Task instructions: Copy each line that contains the word "matplotlib".

Record excerpts:
"""

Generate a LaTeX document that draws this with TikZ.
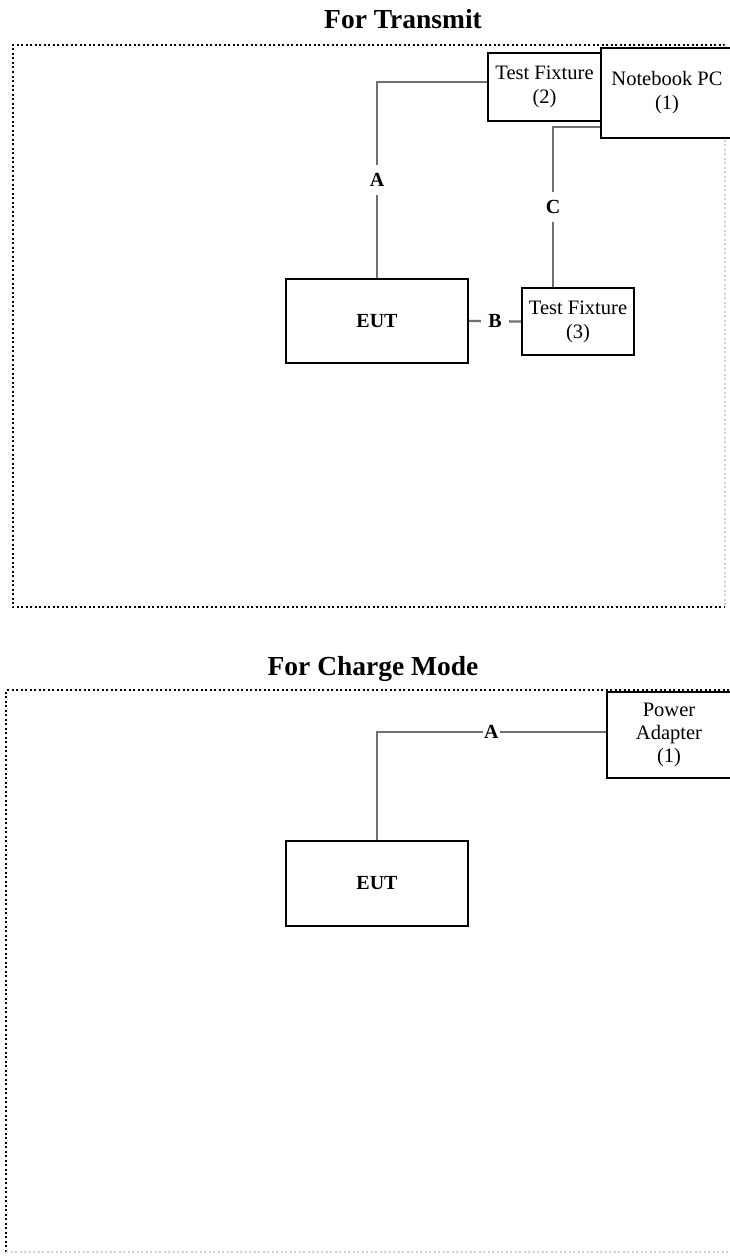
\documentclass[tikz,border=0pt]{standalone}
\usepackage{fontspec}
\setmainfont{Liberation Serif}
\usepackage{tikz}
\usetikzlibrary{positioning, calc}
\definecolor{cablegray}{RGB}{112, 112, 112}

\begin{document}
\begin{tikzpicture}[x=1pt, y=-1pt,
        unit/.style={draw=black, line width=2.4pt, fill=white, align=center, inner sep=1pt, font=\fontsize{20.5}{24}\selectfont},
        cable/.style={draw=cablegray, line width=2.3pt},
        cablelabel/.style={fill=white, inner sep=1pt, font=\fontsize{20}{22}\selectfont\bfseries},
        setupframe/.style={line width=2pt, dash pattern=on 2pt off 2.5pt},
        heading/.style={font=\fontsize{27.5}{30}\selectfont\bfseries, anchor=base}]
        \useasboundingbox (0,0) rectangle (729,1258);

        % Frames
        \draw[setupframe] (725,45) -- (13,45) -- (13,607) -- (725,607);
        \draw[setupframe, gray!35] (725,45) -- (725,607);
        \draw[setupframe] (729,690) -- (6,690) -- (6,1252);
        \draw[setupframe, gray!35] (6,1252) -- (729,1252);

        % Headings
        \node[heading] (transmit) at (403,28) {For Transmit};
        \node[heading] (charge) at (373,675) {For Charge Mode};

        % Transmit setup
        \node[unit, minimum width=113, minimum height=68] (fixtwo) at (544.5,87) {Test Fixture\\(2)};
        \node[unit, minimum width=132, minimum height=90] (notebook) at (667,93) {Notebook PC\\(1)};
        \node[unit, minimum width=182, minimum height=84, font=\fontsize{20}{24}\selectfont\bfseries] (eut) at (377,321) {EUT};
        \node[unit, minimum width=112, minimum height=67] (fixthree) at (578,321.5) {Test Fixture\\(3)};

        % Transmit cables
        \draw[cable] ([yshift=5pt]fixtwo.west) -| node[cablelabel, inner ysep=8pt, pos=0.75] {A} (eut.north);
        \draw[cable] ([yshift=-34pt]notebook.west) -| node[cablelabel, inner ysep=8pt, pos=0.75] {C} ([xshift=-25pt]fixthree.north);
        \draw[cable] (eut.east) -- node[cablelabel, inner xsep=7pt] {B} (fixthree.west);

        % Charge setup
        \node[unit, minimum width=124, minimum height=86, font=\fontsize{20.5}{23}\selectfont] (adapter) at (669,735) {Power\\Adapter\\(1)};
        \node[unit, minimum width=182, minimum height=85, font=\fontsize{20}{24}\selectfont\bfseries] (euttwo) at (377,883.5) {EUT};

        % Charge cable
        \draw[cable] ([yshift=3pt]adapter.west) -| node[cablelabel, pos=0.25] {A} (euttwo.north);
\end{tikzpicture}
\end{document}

"""
"""

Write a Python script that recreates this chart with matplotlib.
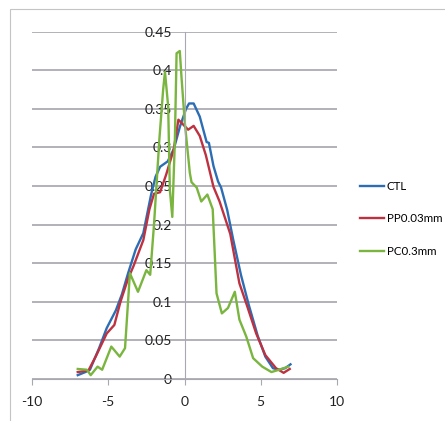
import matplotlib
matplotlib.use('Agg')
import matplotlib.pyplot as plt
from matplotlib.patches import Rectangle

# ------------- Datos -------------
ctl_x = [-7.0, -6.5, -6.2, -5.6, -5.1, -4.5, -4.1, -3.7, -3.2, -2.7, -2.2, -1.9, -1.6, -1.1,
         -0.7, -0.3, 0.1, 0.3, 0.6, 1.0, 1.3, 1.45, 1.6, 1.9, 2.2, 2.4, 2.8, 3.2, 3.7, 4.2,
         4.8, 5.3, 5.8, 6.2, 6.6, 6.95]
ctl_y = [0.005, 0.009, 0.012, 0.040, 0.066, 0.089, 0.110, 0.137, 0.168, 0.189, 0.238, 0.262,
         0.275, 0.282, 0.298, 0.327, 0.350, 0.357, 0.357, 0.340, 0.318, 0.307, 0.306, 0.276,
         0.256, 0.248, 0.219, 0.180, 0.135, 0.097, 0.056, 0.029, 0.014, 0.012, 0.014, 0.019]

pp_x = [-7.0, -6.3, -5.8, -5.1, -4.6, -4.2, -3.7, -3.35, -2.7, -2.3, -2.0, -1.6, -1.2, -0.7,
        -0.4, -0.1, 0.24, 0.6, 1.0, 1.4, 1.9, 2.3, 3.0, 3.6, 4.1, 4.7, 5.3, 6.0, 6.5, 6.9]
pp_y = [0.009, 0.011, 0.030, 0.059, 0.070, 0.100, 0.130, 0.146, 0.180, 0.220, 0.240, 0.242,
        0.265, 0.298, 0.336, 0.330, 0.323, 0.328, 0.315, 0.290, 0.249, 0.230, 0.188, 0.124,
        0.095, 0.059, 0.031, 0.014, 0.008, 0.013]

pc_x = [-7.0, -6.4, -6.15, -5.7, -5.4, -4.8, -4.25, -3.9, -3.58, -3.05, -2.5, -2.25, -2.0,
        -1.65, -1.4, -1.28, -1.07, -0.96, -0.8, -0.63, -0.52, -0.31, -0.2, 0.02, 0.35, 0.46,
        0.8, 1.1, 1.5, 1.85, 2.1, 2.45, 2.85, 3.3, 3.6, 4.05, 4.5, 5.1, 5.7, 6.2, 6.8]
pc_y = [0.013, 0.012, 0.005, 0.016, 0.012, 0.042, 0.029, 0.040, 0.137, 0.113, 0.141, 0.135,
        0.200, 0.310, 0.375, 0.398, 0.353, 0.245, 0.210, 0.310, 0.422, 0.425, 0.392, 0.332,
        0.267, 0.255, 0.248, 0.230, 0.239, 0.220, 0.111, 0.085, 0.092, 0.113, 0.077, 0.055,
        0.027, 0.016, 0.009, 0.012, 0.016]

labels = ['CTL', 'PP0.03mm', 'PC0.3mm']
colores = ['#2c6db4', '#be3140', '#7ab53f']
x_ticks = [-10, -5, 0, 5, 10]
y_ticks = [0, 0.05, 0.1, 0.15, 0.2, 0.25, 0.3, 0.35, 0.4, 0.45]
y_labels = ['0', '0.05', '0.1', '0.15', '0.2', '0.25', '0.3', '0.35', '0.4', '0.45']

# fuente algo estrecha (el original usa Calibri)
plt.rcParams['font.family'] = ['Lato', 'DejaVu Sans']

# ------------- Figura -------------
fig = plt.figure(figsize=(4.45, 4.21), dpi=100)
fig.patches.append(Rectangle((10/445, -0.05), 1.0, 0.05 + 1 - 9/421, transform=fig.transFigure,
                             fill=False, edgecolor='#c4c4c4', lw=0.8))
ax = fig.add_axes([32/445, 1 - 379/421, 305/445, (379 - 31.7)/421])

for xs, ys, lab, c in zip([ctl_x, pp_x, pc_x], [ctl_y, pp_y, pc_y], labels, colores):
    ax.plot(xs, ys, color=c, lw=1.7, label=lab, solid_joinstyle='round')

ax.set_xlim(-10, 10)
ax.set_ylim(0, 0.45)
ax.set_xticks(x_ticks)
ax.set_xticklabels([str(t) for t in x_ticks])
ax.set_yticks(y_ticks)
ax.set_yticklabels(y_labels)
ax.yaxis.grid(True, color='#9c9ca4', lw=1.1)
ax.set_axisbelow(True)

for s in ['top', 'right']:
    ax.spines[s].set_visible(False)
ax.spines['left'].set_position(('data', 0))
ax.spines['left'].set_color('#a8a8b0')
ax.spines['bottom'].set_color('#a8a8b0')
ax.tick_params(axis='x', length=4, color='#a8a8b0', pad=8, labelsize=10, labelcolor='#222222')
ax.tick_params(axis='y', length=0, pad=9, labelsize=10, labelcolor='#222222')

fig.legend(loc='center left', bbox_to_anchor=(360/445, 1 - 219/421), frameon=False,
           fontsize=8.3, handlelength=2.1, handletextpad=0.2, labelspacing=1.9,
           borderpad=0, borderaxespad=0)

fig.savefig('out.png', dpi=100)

"""
"""

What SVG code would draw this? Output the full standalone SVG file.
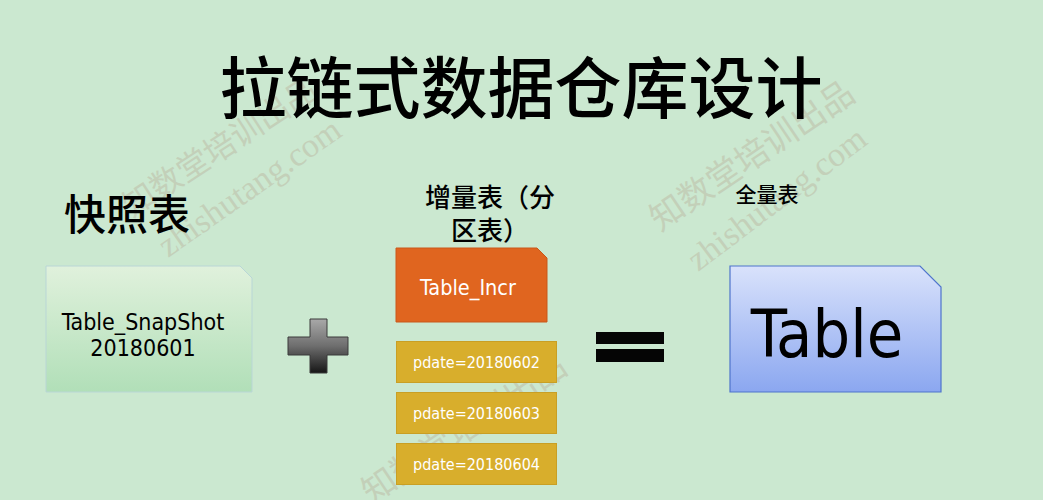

"""

Worked answer:
Write a Python script that recreates this chart with matplotlib.
import matplotlib
matplotlib.use('Agg')
import matplotlib.pyplot as plt
from matplotlib.patches import Rectangle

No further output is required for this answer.